When the Stronger Workplaces for a Stronger Economy Act, 2014 came into effect in Ontario last November, the definition of “worker” under the Occupational Health and Safety Act (OHSA) became far more broad, and made Ontario’s definition more consistent with the definition used across Canada. Employers must know this definition if they’re going to comply with the regulations and avoid huge penalties.
Under the OHSA in previous years, only those employees who performed work or a service for pay were defined as “workers.” What that meant was, those who were not paid were not covered under the OHSA. However, with the new definition of “worker” the OHSA applies to additional workers, such as these:
- Those employees who performs work or supplies services for pay or other compensation.

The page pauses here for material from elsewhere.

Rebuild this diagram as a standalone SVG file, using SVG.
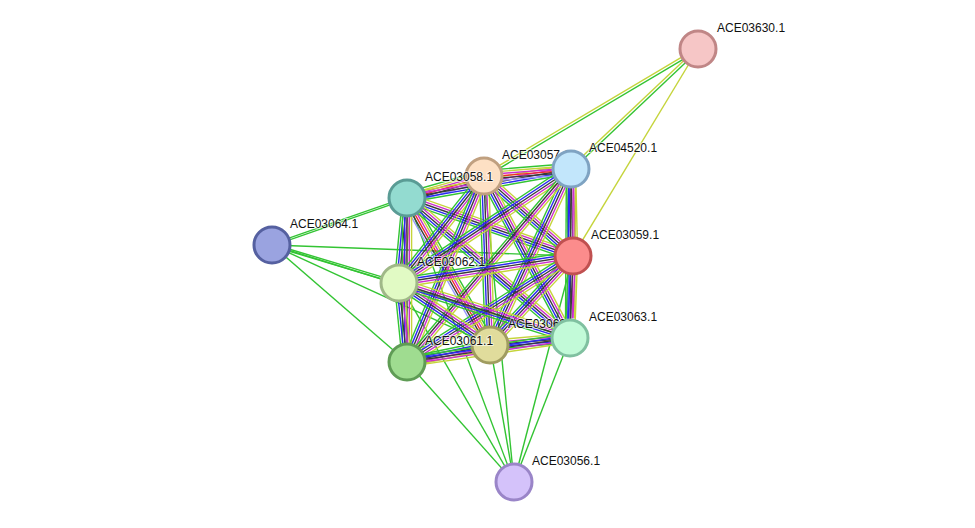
<svg xmlns="http://www.w3.org/2000/svg" xmlns:xlink="http://www.w3.org/1999/xlink" width="975" height="528" viewBox="0 0 975 528">
<style>
line{stroke-width:1.4}
.gr{stroke:#33c433}.ye{stroke:#c5d43a}.mg{stroke:#cc2ecc}.bk{stroke:#3a3a3a}.bl{stroke:#2a2af0}.rd{stroke:#f02a2a}.lv{stroke:#9a9aff}
.node circle{stroke-width:3}
.node text{font-family:"Liberation Sans",Arial,sans-serif;font-size:12px;fill:#111;stroke:#fff;stroke-width:2;stroke-opacity:0.6;paint-order:stroke}
</style>
<defs>
<g id="b5"><line class="ye" x1="0" y1="-4.6" x2="1" y2="-4.6"/><line class="mg" x1="0" y1="-2.3" x2="1" y2="-2.3"/><line class="bk" x1="0" y1="0" x2="1" y2="0"/><line class="bl" x1="0" y1="2.3" x2="1" y2="2.3"/><line class="gr" x1="0" y1="4.6" x2="1" y2="4.6"/></g>
<g id="b6"><line class="gr" x1="0" y1="-5.5" x2="1" y2="-5.5"/><line class="ye" x1="0" y1="-3.3" x2="1" y2="-3.3"/><line class="mg" x1="0" y1="-1.1" x2="1" y2="-1.1"/><line class="rd" x1="0" y1="1.1" x2="1" y2="1.1"/><line class="bk" x1="0" y1="3.3" x2="1" y2="3.3"/><line class="lv" x1="0" y1="5.5" x2="1" y2="5.5"/></g>
<g id="b4"><line class="ye" x1="0" y1="-3.4" x2="1" y2="-3.4"/><line class="mg" x1="0" y1="-1.1" x2="1" y2="-1.1"/><line class="bk" x1="0" y1="1.1" x2="1" y2="1.1"/><line class="gr" x1="0" y1="3.4" x2="1" y2="3.4"/></g>
<g id="g1"><line class="gr" x1="0" y1="0" x2="1" y2="0"/></g>
<g id="g2"><line class="gr" x1="0" y1="-1" x2="1" y2="-1"/><line class="gr" x1="0" y1="1" x2="1" y2="1"/></g>
<g id="gy"><line class="gr" x1="0" y1="-1.3" x2="1" y2="-1.3"/><line class="ye" x1="0" y1="1.3" x2="1" y2="1.3"/></g>
<g id="y1"><line class="ye" x1="0" y1="0" x2="1" y2="0"/></g>
</defs>
<rect width="975" height="528" fill="#fff"/>
<g id="connectors">
<use href="#g2" transform="translate(272 245) rotate(-19.20) scale(142.9 1)"/>
<use href="#g1" transform="translate(272 245) rotate(2.09) scale(301.2 1)"/>
<use href="#g2" transform="translate(272 245) rotate(16.66) scale(132.6 1)"/>
<use href="#g1" transform="translate(272 245) rotate(17.33) scale(312.2 1)"/>
<use href="#g1" transform="translate(272 245) rotate(24.64) scale(239.8 1)"/>
<use href="#g1" transform="translate(272 245) rotate(40.91) scale(178.6 1)"/>
<use href="#gy" transform="translate(698 49) rotate(149.31) scale(248.8 1)"/>
<use href="#gy" transform="translate(698 49) rotate(136.63) scale(174.7 1)"/>
<use href="#y1" transform="translate(698 49) rotate(121.13) scale(241.8 1)"/>
<use href="#g1" transform="translate(514 482) rotate(-131.72) scale(160.8 1)"/>
<use href="#g1" transform="translate(514 482) rotate(-120.02) scale(229.8 1)"/>
<use href="#g1" transform="translate(514 482) rotate(-110.64) scale(303.5 1)"/>
<use href="#g1" transform="translate(514 482) rotate(-99.94) scale(139.1 1)"/>
<use href="#g1" transform="translate(514 482) rotate(-95.60) scale(307.5 1)"/>
<use href="#g1" transform="translate(514 482) rotate(-75.37) scale(233.6 1)"/>
<use href="#g1" transform="translate(514 482) rotate(-68.75) scale(154.5 1)"/>
<use href="#b6" transform="translate(407 198) rotate(-15.95) scale(80.1 1)"/>
<use href="#b5" transform="translate(407 198) rotate(-10.03) scale(166.5 1)"/>
<use href="#b5" transform="translate(407 198) rotate(19.26) scale(175.8 1)"/>
<use href="#b5" transform="translate(407 198) rotate(95.38) scale(85.4 1)"/>
<use href="#b6" transform="translate(407 198) rotate(60.55) scale(168.8 1)"/>
<use href="#b5" transform="translate(407 198) rotate(40.66) scale(214.9 1)"/>
<use href="#b5" transform="translate(407 198) rotate(90) scale(164 1)"/>
<use href="#b6" transform="translate(484 176) rotate(-4.6) scale(87.3 1)"/>
<use href="#b5" transform="translate(484 176) rotate(41.96) scale(119.7 1)"/>
<use href="#b5" transform="translate(484 176) rotate(128.47) scale(136.7 1)"/>
<use href="#b5" transform="translate(484 176) rotate(87.97) scale(169.1 1)"/>
<use href="#b5" transform="translate(484 176) rotate(62.04) scale(183.4 1)"/>
<use href="#b5" transform="translate(484 176) rotate(112.49) scale(201.3 1)"/>
<use href="#b5" transform="translate(571 169) rotate(88.68) scale(87 1)"/>
<use href="#b5" transform="translate(571 169) rotate(146.46) scale(206.3 1)"/>
<use href="#b5" transform="translate(571 169) rotate(114.71) scale(193.7 1)"/>
<use href="#b5" transform="translate(571 169) rotate(90.34) scale(169 1)"/>
<use href="#b4" transform="translate(571 169) rotate(130.36) scale(253.3 1)"/>
<use href="#b5" transform="translate(573 256) rotate(171.18) scale(176.1 1)"/>
<use href="#b5" transform="translate(573 256) rotate(132.99) scale(121.7 1)"/>
<use href="#b5" transform="translate(573 256) rotate(92.10) scale(82.05 1)"/>
<use href="#b5" transform="translate(573 256) rotate(147.44) scale(197 1)"/>
<use href="#b5" transform="translate(399 283) rotate(34.27) scale(110.1 1)"/>
<use href="#b5" transform="translate(399 283) rotate(17.83) scale(179.6 1)"/>
<use href="#b5" transform="translate(399 283) rotate(84.22) scale(79.4 1)"/>
<use href="#b5" transform="translate(490 345) rotate(-5.0) scale(80.3 1)"/>
<use href="#b5" transform="translate(490 345) rotate(168.43) scale(84.7 1)"/>
<use href="#b5" transform="translate(570 338) rotate(171.62) scale(164.8 1)"/>
</g>
<g id="n03630" class="node"><circle cx="698" cy="49" r="18" fill="#f6c6c6" stroke="#c08686"/><text x="717" y="32">ACE03630.1</text></g>
<g id="n03057" class="node"><circle cx="484" cy="176" r="18" fill="#fde0c4" stroke="#c0a080"/><text x="502" y="159">ACE03057.1</text></g>
<g id="n04520" class="node"><circle cx="571" cy="169" r="18" fill="#c2e6fb" stroke="#7fa3c2"/><text x="589" y="152">ACE04520.1</text></g>
<g id="n03058" class="node"><circle cx="407" cy="198" r="18" fill="#93dbd0" stroke="#5a9c95"/><text x="425" y="181">ACE03058.1</text></g>
<g id="n03064" class="node"><circle cx="272" cy="245" r="18" fill="#9aa3e0" stroke="#5560a0"/><text x="290" y="228">ACE03064.1</text></g>
<g id="n03059" class="node"><circle cx="573" cy="256" r="18" fill="#fb8c8c" stroke="#c05050"/><text x="591" y="239">ACE03059.1</text></g>
<g id="n03062" class="node"><circle cx="399" cy="283" r="18" fill="#e1fac4" stroke="#a0b888"/><text x="417" y="266">ACE03062.1</text></g>
<g id="n03060" class="node"><circle cx="490" cy="345" r="18" fill="#e0dc9c" stroke="#a09c60"/><text x="508" y="328">ACE03060.1</text></g>
<g id="n03063" class="node"><circle cx="570" cy="338" r="18" fill="#c2fad8" stroke="#80c0a0"/><text x="589" y="321">ACE03063.1</text></g>
<g id="n03061" class="node"><circle cx="407" cy="362" r="18" fill="#9fdc90" stroke="#5f9c55"/><text x="425" y="345">ACE03061.1</text></g>
<g id="n03056" class="node"><circle cx="514" cy="482" r="18" fill="#d4c2fa" stroke="#9a85c8"/><text x="532" y="465">ACE03056.1</text></g>
</svg>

- A student, whether in a secondary school or college, who works or provides services for no pay or other compensation, if it’s part of an authorized work experience program approved by a school board or any program approved by any post-secondary institution, such as a college or university.
- Someone who receives training from an employer, but who is not an “employee,” as defined by the Employment Standards Act (ESA), but who meets certain conditions.
- Any other person who works or provides services to an employer for no pay or other compensation.
Under this expanded definition, all workers, whether they are paid or unpaid, are entitled to the same rights under the OHSA. It also makes all workers responsible for knowing their duties under the OHSA. It also means all workers, whether paid or not, are entitled to be properly trained, informed and supervised in a way that protects their health and safety.
This expanded definition is not exclusive to Ontario; some form of this definition has been in place for some time in most other provinces. But no matter where your main business is located, ensuring that all workers, whether they’re paid or not, receive the same treatment and the same protection in the workplace. Training workers and making them aware of workplace hazards is a prudent move for any employer, and will prevent your workers, your reputation and your bottom line.